> Job: Set the listing down again in full, word for word, with the pictures left out.

> Data excerpt:
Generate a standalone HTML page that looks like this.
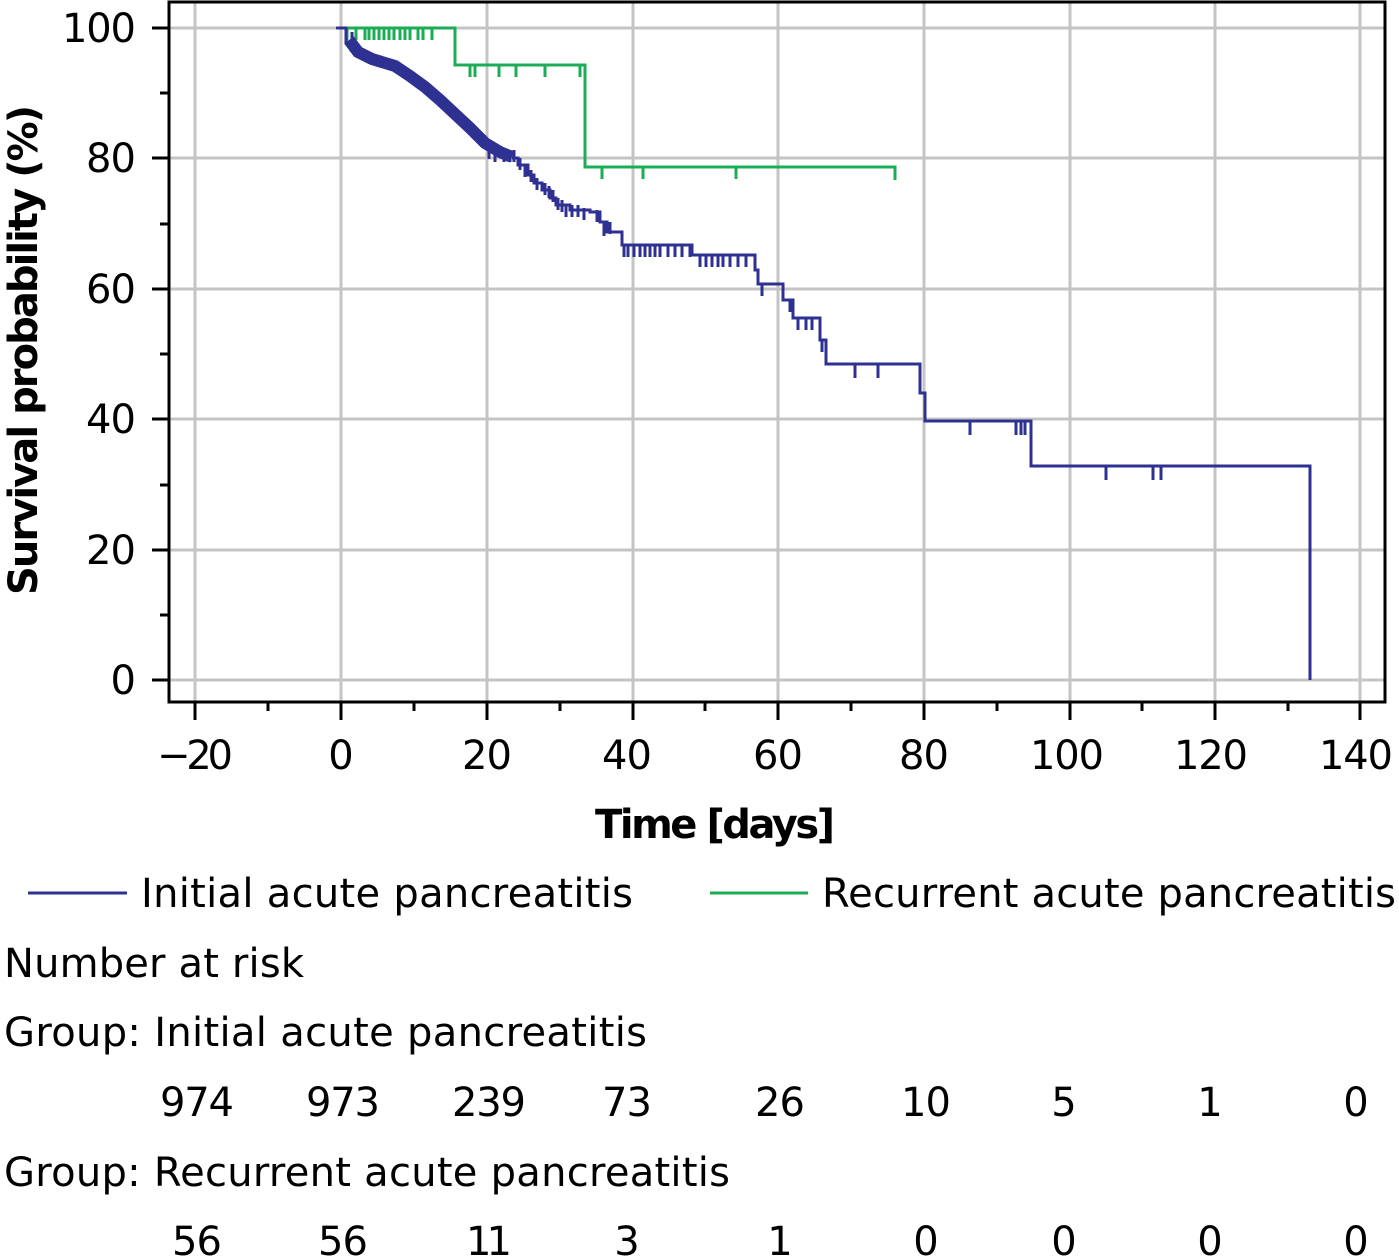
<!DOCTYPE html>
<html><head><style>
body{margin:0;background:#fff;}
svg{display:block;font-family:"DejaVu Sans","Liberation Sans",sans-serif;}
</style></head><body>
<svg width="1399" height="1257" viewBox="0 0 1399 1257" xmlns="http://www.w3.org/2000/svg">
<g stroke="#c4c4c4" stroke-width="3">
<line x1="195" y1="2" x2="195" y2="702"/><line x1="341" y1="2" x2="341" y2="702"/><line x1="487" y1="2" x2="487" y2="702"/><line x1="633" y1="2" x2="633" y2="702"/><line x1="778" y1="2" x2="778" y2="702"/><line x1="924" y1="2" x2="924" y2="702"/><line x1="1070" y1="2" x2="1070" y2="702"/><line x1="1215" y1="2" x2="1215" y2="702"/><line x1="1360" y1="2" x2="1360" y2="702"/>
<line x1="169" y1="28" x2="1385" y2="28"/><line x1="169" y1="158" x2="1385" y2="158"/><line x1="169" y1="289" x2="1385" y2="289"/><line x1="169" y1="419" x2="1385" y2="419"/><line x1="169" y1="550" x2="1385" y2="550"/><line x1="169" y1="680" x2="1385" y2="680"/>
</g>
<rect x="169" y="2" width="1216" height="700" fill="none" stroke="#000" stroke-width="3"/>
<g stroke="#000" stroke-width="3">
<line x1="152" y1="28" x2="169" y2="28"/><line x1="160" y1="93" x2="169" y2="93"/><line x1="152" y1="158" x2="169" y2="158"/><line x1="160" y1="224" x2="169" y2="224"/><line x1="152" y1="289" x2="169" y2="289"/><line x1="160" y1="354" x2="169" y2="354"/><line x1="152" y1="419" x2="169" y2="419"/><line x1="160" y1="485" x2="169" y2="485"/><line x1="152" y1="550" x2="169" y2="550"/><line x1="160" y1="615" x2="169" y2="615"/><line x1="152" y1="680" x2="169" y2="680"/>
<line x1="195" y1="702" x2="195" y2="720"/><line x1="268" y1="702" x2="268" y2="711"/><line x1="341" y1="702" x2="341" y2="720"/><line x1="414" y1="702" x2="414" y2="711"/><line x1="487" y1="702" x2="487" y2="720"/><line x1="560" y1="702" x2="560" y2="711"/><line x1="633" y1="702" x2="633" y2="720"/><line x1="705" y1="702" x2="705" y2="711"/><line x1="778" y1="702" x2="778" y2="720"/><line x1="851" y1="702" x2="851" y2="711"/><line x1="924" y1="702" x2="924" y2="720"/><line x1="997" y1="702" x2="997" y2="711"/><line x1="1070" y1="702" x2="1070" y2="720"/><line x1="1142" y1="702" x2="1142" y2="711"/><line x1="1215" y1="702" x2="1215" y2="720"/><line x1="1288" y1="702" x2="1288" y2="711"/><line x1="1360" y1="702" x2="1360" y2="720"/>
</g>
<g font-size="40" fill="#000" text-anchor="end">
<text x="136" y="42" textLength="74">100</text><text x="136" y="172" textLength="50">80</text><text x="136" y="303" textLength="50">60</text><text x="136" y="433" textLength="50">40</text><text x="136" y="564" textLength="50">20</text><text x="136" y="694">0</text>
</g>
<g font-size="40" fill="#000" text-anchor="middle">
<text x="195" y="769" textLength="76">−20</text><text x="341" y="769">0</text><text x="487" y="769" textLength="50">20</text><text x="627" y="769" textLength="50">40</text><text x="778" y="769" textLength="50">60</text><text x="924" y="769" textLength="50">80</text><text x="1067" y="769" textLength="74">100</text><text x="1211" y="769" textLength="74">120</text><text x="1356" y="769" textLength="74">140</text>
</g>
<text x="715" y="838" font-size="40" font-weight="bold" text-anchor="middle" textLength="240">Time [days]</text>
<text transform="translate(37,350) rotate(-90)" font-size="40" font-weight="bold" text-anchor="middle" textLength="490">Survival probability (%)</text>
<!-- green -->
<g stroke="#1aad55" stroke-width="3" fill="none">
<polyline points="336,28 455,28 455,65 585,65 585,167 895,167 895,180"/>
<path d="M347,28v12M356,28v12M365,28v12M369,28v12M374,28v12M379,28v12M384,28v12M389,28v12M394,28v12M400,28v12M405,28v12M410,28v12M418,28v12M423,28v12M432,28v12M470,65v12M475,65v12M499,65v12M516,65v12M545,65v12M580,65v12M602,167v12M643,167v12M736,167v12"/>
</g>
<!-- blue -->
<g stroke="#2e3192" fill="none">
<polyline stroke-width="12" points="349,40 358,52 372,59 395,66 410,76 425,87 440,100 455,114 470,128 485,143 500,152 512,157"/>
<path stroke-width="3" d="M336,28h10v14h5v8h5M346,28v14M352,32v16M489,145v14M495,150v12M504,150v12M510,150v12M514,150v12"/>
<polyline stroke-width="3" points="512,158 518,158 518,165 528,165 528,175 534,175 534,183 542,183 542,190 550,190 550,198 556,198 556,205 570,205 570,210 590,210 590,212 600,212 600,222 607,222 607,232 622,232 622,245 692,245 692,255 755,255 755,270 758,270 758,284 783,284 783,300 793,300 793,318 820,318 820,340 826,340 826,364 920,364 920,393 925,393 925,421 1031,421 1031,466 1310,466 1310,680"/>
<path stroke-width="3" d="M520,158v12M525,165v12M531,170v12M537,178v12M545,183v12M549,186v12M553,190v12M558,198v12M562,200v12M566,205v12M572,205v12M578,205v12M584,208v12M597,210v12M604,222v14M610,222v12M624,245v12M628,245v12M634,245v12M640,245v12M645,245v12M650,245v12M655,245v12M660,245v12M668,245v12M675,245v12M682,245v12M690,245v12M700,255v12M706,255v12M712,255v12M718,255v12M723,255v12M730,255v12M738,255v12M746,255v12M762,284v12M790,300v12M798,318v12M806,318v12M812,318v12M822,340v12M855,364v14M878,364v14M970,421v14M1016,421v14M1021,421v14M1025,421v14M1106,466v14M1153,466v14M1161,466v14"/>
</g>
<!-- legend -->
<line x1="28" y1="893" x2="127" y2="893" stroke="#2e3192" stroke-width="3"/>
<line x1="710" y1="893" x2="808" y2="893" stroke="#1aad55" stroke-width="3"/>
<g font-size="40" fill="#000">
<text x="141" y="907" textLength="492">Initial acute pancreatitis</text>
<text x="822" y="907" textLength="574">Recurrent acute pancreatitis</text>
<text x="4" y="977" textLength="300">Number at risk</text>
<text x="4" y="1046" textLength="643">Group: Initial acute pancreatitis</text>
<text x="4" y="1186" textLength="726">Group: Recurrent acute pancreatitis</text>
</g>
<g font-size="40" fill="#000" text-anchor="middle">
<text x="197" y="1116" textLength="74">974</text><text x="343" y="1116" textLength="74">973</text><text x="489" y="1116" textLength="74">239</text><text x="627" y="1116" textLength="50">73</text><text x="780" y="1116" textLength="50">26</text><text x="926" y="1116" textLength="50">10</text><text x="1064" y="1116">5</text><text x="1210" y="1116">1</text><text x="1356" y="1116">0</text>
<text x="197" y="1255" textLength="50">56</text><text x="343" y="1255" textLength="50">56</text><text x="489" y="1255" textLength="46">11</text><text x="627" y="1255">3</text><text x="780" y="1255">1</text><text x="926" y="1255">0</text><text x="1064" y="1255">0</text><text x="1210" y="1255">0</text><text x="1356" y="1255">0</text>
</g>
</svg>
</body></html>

> Completed exercise:
Generate a standalone HTML page that looks like this.
<!DOCTYPE html>
<html><head><style>
body{margin:0;background:#fff;}
svg{display:block;font-family:"DejaVu Sans","Liberation Sans",sans-serif;}
</style></head><body>
<svg width="1399" height="1257" viewBox="0 0 1399 1257" xmlns="http://www.w3.org/2000/svg">
<g stroke="#c4c4c4" stroke-width="3">
<line x1="195" y1="2" x2="195" y2="702"/><line x1="341" y1="2" x2="341" y2="702"/><line x1="487" y1="2" x2="487" y2="702"/><line x1="633" y1="2" x2="633" y2="702"/><line x1="778" y1="2" x2="778" y2="702"/><line x1="924" y1="2" x2="924" y2="702"/><line x1="1070" y1="2" x2="1070" y2="702"/><line x1="1215" y1="2" x2="1215" y2="702"/><line x1="1360" y1="2" x2="1360" y2="702"/>
<line x1="169" y1="28" x2="1385" y2="28"/><line x1="169" y1="158" x2="1385" y2="158"/><line x1="169" y1="289" x2="1385" y2="289"/><line x1="169" y1="419" x2="1385" y2="419"/><line x1="169" y1="550" x2="1385" y2="550"/><line x1="169" y1="680" x2="1385" y2="680"/>
</g>
<rect x="169" y="2" width="1216" height="700" fill="none" stroke="#000" stroke-width="3"/>
<g stroke="#000" stroke-width="3">
<line x1="152" y1="28" x2="169" y2="28"/><line x1="160" y1="93" x2="169" y2="93"/><line x1="152" y1="158" x2="169" y2="158"/><line x1="160" y1="224" x2="169" y2="224"/><line x1="152" y1="289" x2="169" y2="289"/><line x1="160" y1="354" x2="169" y2="354"/><line x1="152" y1="419" x2="169" y2="419"/><line x1="160" y1="485" x2="169" y2="485"/><line x1="152" y1="550" x2="169" y2="550"/><line x1="160" y1="615" x2="169" y2="615"/><line x1="152" y1="680" x2="169" y2="680"/>
<line x1="195" y1="702" x2="195" y2="720"/><line x1="268" y1="702" x2="268" y2="711"/><line x1="341" y1="702" x2="341" y2="720"/><line x1="414" y1="702" x2="414" y2="711"/><line x1="487" y1="702" x2="487" y2="720"/><line x1="560" y1="702" x2="560" y2="711"/><line x1="633" y1="702" x2="633" y2="720"/><line x1="705" y1="702" x2="705" y2="711"/><line x1="778" y1="702" x2="778" y2="720"/><line x1="851" y1="702" x2="851" y2="711"/><line x1="924" y1="702" x2="924" y2="720"/><line x1="997" y1="702" x2="997" y2="711"/><line x1="1070" y1="702" x2="1070" y2="720"/><line x1="1142" y1="702" x2="1142" y2="711"/><line x1="1215" y1="702" x2="1215" y2="720"/><line x1="1288" y1="702" x2="1288" y2="711"/><line x1="1360" y1="702" x2="1360" y2="720"/>
</g>
<g font-size="40" fill="#000" text-anchor="end">
<text x="136" y="42" textLength="74">100</text><text x="136" y="172" textLength="50">80</text><text x="136" y="303" textLength="50">60</text><text x="136" y="433" textLength="50">40</text><text x="136" y="564" textLength="50">20</text><text x="136" y="694">0</text>
</g>
<g font-size="40" fill="#000" text-anchor="middle">
<text x="195" y="769" textLength="76">−20</text><text x="341" y="769">0</text><text x="487" y="769" textLength="50">20</text><text x="627" y="769" textLength="50">40</text><text x="778" y="769" textLength="50">60</text><text x="924" y="769" textLength="50">80</text><text x="1067" y="769" textLength="74">100</text><text x="1211" y="769" textLength="74">120</text><text x="1356" y="769" textLength="74">140</text>
</g>
<text x="715" y="838" font-size="40" font-weight="bold" text-anchor="middle" textLength="240">Time [days]</text>
<text transform="translate(37,350) rotate(-90)" font-size="40" font-weight="bold" text-anchor="middle" textLength="490">Survival probability (%)</text>
<!-- green -->
<g stroke="#1aad55" stroke-width="3" fill="none">
<polyline points="336,28 455,28 455,65 585,65 585,167 895,167 895,180"/>
<path d="M347,28v12M356,28v12M365,28v12M369,28v12M374,28v12M379,28v12M384,28v12M389,28v12M394,28v12M400,28v12M405,28v12M410,28v12M418,28v12M423,28v12M432,28v12M470,65v12M475,65v12M499,65v12M516,65v12M545,65v12M580,65v12M602,167v12M643,167v12M736,167v12"/>
</g>
<!-- blue -->
<g stroke="#2e3192" fill="none">
<polyline stroke-width="12" points="349,40 358,52 372,59 395,66 410,76 425,87 440,100 455,114 470,128 485,143 500,152 512,157"/>
<path stroke-width="3" d="M336,28h10v14h5v8h5M346,28v14M352,32v16M489,145v14M495,150v12M504,150v12M510,150v12M514,150v12"/>
<polyline stroke-width="3" points="512,158 518,158 518,165 528,165 528,175 534,175 534,183 542,183 542,190 550,190 550,198 556,198 556,205 570,205 570,210 590,210 590,212 600,212 600,222 607,222 607,232 622,232 622,245 692,245 692,255 755,255 755,270 758,270 758,284 783,284 783,300 793,300 793,318 820,318 820,340 826,340 826,364 920,364 920,393 925,393 925,421 1031,421 1031,466 1310,466 1310,680"/>
<path stroke-width="3" d="M520,158v12M525,165v12M531,170v12M537,178v12M545,183v12M549,186v12M553,190v12M558,198v12M562,200v12M566,205v12M572,205v12M578,205v12M584,208v12M597,210v12M604,222v14M610,222v12M624,245v12M628,245v12M634,245v12M640,245v12M645,245v12M650,245v12M655,245v12M660,245v12M668,245v12M675,245v12M682,245v12M690,245v12M700,255v12M706,255v12M712,255v12M718,255v12M723,255v12M730,255v12M738,255v12M746,255v12M762,284v12M790,300v12M798,318v12M806,318v12M812,318v12M822,340v12M855,364v14M878,364v14M970,421v14M1016,421v14M1021,421v14M1025,421v14M1106,466v14M1153,466v14M1161,466v14"/>
</g>
<!-- legend -->
<line x1="28" y1="893" x2="127" y2="893" stroke="#2e3192" stroke-width="3"/>
<line x1="710" y1="893" x2="808" y2="893" stroke="#1aad55" stroke-width="3"/>
<g font-size="40" fill="#000">
<text x="141" y="907" textLength="492">Initial acute pancreatitis</text>
<text x="822" y="907" textLength="574">Recurrent acute pancreatitis</text>
<text x="4" y="977" textLength="300">Number at risk</text>
<text x="4" y="1046" textLength="643">Group: Initial acute pancreatitis</text>
<text x="4" y="1186" textLength="726">Group: Recurrent acute pancreatitis</text>
</g>
<g font-size="40" fill="#000" text-anchor="middle">
<text x="197" y="1116" textLength="74">974</text><text x="343" y="1116" textLength="74">973</text><text x="489" y="1116" textLength="74">239</text><text x="627" y="1116" textLength="50">73</text><text x="780" y="1116" textLength="50">26</text><text x="926" y="1116" textLength="50">10</text><text x="1064" y="1116">5</text><text x="1210" y="1116">1</text><text x="1356" y="1116">0</text>
<text x="197" y="1255" textLength="50">56</text><text x="343" y="1255" textLength="50">56</text><text x="489" y="1255" textLength="46">11</text><text x="627" y="1255">3</text><text x="780" y="1255">1</text><text x="926" y="1255">0</text><text x="1064" y="1255">0</text><text x="1210" y="1255">0</text><text x="1356" y="1255">0</text>
</g>
</svg>
</body></html>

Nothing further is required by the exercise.